● **Dataset records**

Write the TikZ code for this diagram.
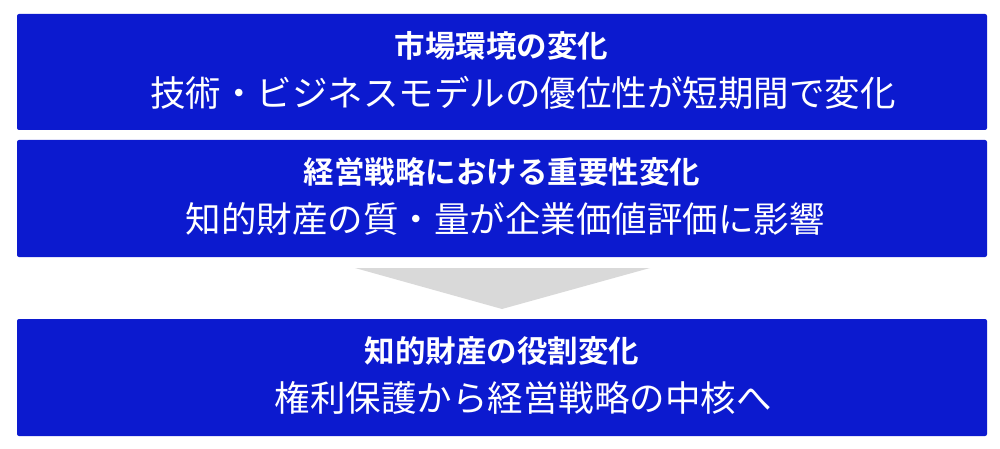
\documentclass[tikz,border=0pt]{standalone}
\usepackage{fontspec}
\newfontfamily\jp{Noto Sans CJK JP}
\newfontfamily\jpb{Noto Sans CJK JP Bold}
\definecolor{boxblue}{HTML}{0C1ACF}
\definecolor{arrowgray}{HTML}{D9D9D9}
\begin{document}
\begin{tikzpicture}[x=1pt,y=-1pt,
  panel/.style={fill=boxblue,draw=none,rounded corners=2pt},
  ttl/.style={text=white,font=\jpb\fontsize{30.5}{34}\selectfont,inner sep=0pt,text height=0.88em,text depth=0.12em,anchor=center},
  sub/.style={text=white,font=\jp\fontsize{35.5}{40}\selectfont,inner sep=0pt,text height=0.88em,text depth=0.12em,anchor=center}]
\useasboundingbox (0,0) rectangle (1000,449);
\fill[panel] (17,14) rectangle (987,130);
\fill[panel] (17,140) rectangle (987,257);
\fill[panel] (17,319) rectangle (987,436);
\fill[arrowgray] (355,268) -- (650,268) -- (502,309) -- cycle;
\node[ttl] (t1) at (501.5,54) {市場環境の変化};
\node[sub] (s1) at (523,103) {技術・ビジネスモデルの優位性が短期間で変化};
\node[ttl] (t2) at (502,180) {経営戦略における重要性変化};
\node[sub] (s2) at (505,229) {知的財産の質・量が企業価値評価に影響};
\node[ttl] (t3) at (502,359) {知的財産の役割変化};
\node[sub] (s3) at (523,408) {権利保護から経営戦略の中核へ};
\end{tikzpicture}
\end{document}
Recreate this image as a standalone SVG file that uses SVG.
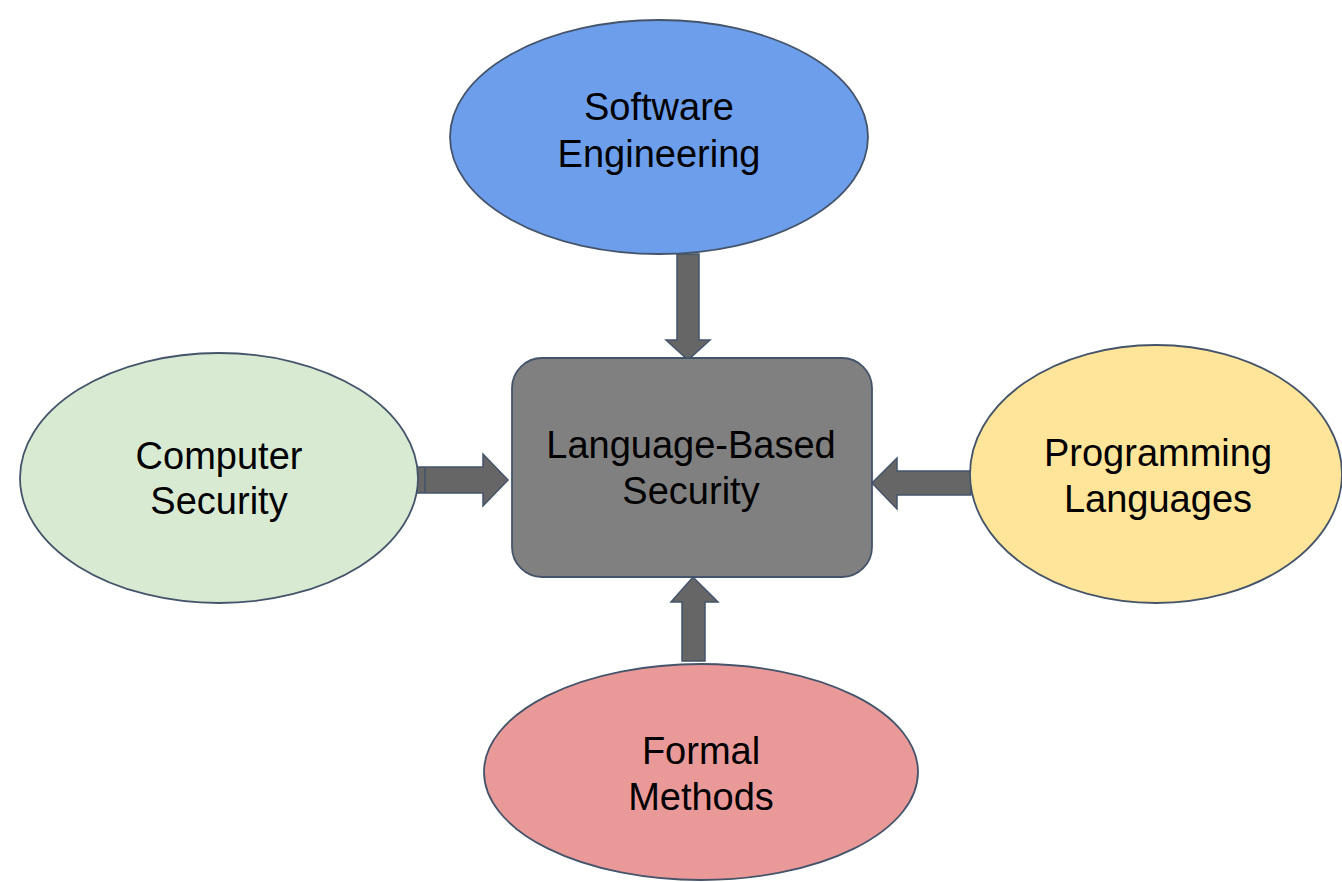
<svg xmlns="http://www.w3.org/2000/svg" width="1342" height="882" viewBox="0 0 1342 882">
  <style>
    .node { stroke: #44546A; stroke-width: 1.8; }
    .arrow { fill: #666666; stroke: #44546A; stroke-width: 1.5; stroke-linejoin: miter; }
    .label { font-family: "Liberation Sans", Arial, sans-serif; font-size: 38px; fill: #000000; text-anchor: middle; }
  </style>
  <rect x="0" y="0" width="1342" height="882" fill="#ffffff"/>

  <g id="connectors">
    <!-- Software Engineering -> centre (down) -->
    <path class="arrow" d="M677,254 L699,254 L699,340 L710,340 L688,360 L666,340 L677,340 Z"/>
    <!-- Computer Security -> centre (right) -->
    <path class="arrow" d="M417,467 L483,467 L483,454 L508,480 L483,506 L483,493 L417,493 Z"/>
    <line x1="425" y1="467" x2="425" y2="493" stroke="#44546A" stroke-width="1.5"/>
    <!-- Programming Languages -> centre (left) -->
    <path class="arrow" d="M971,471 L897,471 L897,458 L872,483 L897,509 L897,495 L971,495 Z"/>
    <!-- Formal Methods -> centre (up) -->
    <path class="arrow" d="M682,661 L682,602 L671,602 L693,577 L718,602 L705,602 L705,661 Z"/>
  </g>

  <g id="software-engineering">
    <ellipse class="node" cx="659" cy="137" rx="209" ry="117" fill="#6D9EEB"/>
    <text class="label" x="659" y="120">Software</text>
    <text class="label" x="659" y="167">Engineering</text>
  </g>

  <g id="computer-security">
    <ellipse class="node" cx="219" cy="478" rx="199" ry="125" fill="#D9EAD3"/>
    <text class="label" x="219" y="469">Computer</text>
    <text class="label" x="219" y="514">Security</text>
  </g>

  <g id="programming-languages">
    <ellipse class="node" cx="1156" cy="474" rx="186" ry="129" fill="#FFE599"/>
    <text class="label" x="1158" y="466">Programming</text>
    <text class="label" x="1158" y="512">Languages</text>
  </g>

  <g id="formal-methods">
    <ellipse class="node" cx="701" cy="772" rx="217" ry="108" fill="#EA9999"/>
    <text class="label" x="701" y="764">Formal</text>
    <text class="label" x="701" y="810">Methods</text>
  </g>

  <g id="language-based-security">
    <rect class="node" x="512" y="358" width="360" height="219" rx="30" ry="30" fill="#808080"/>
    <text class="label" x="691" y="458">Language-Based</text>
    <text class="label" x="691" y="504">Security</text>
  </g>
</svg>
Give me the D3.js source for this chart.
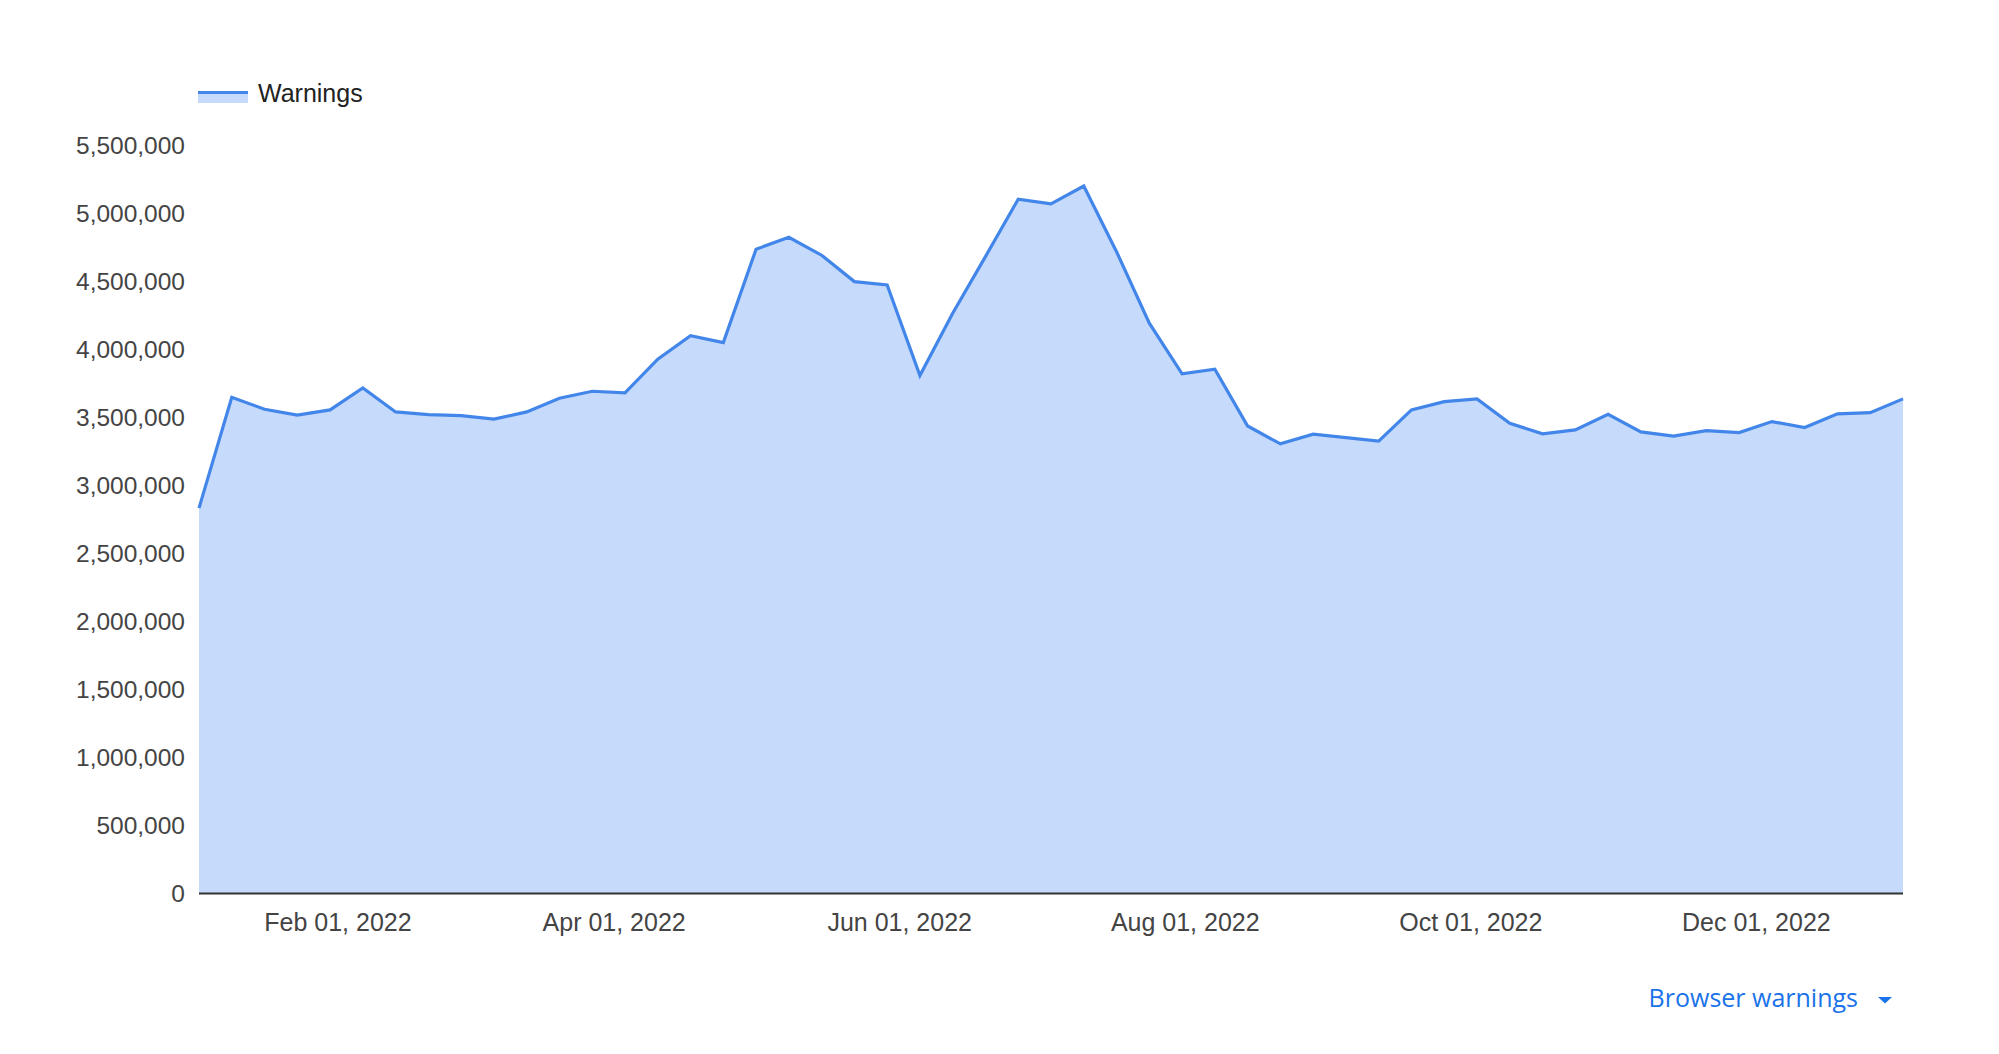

● **Exercise**
Every entry should be returned exactly as written, minus the pictures.

● **Result of this exercise**
Write the TikZ code for this diagram.
\documentclass[tikz,border=0pt]{standalone}
\usepackage{fontspec}
\newfontfamily\jp{Noto Sans CJK JP}
\newfontfamily\jpb{Noto Sans CJK JP Bold}
\definecolor{boxblue}{HTML}{0C1ACF}
\definecolor{arrowgray}{HTML}{D9D9D9}
\begin{document}
\begin{tikzpicture}[x=1pt,y=-1pt,
  panel/.style={fill=boxblue,draw=none,rounded corners=2pt},
  ttl/.style={text=white,font=\jpb\fontsize{30.5}{34}\selectfont,inner sep=0pt,text height=0.88em,text depth=0.12em,anchor=center},
  sub/.style={text=white,font=\jp\fontsize{35.5}{40}\selectfont,inner sep=0pt,text height=0.88em,text depth=0.12em,anchor=center}]
\useasboundingbox (0,0) rectangle (1000,449);
\fill[panel] (17,14) rectangle (987,130);
\fill[panel] (17,140) rectangle (987,257);
\fill[panel] (17,319) rectangle (987,436);
\fill[arrowgray] (355,268) -- (650,268) -- (502,309) -- cycle;
\node[ttl] (t1) at (501.5,54) {市場環境の変化};
\node[sub] (s1) at (523,103) {技術・ビジネスモデルの優位性が短期間で変化};
\node[ttl] (t2) at (502,180) {経営戦略における重要性変化};
\node[sub] (s2) at (505,229) {知的財産の質・量が企業価値評価に影響};
\node[ttl] (t3) at (502,359) {知的財産の役割変化};
\node[sub] (s3) at (523,408) {権利保護から経営戦略の中核へ};
\end{tikzpicture}
\end{document}
Recreate this image as a standalone SVG file that uses SVG.
<svg xmlns="http://www.w3.org/2000/svg" width="1342" height="882" viewBox="0 0 1342 882">
  <style>
    .node { stroke: #44546A; stroke-width: 1.8; }
    .arrow { fill: #666666; stroke: #44546A; stroke-width: 1.5; stroke-linejoin: miter; }
    .label { font-family: "Liberation Sans", Arial, sans-serif; font-size: 38px; fill: #000000; text-anchor: middle; }
  </style>
  <rect x="0" y="0" width="1342" height="882" fill="#ffffff"/>

  <g id="connectors">
    <!-- Software Engineering -> centre (down) -->
    <path class="arrow" d="M677,254 L699,254 L699,340 L710,340 L688,360 L666,340 L677,340 Z"/>
    <!-- Computer Security -> centre (right) -->
    <path class="arrow" d="M417,467 L483,467 L483,454 L508,480 L483,506 L483,493 L417,493 Z"/>
    <line x1="425" y1="467" x2="425" y2="493" stroke="#44546A" stroke-width="1.5"/>
    <!-- Programming Languages -> centre (left) -->
    <path class="arrow" d="M971,471 L897,471 L897,458 L872,483 L897,509 L897,495 L971,495 Z"/>
    <!-- Formal Methods -> centre (up) -->
    <path class="arrow" d="M682,661 L682,602 L671,602 L693,577 L718,602 L705,602 L705,661 Z"/>
  </g>

  <g id="software-engineering">
    <ellipse class="node" cx="659" cy="137" rx="209" ry="117" fill="#6D9EEB"/>
    <text class="label" x="659" y="120">Software</text>
    <text class="label" x="659" y="167">Engineering</text>
  </g>

  <g id="computer-security">
    <ellipse class="node" cx="219" cy="478" rx="199" ry="125" fill="#D9EAD3"/>
    <text class="label" x="219" y="469">Computer</text>
    <text class="label" x="219" y="514">Security</text>
  </g>

  <g id="programming-languages">
    <ellipse class="node" cx="1156" cy="474" rx="186" ry="129" fill="#FFE599"/>
    <text class="label" x="1158" y="466">Programming</text>
    <text class="label" x="1158" y="512">Languages</text>
  </g>

  <g id="formal-methods">
    <ellipse class="node" cx="701" cy="772" rx="217" ry="108" fill="#EA9999"/>
    <text class="label" x="701" y="764">Formal</text>
    <text class="label" x="701" y="810">Methods</text>
  </g>

  <g id="language-based-security">
    <rect class="node" x="512" y="358" width="360" height="219" rx="30" ry="30" fill="#808080"/>
    <text class="label" x="691" y="458">Language-Based</text>
    <text class="label" x="691" y="504">Security</text>
  </g>
</svg>
Give me the D3.js source for this chart.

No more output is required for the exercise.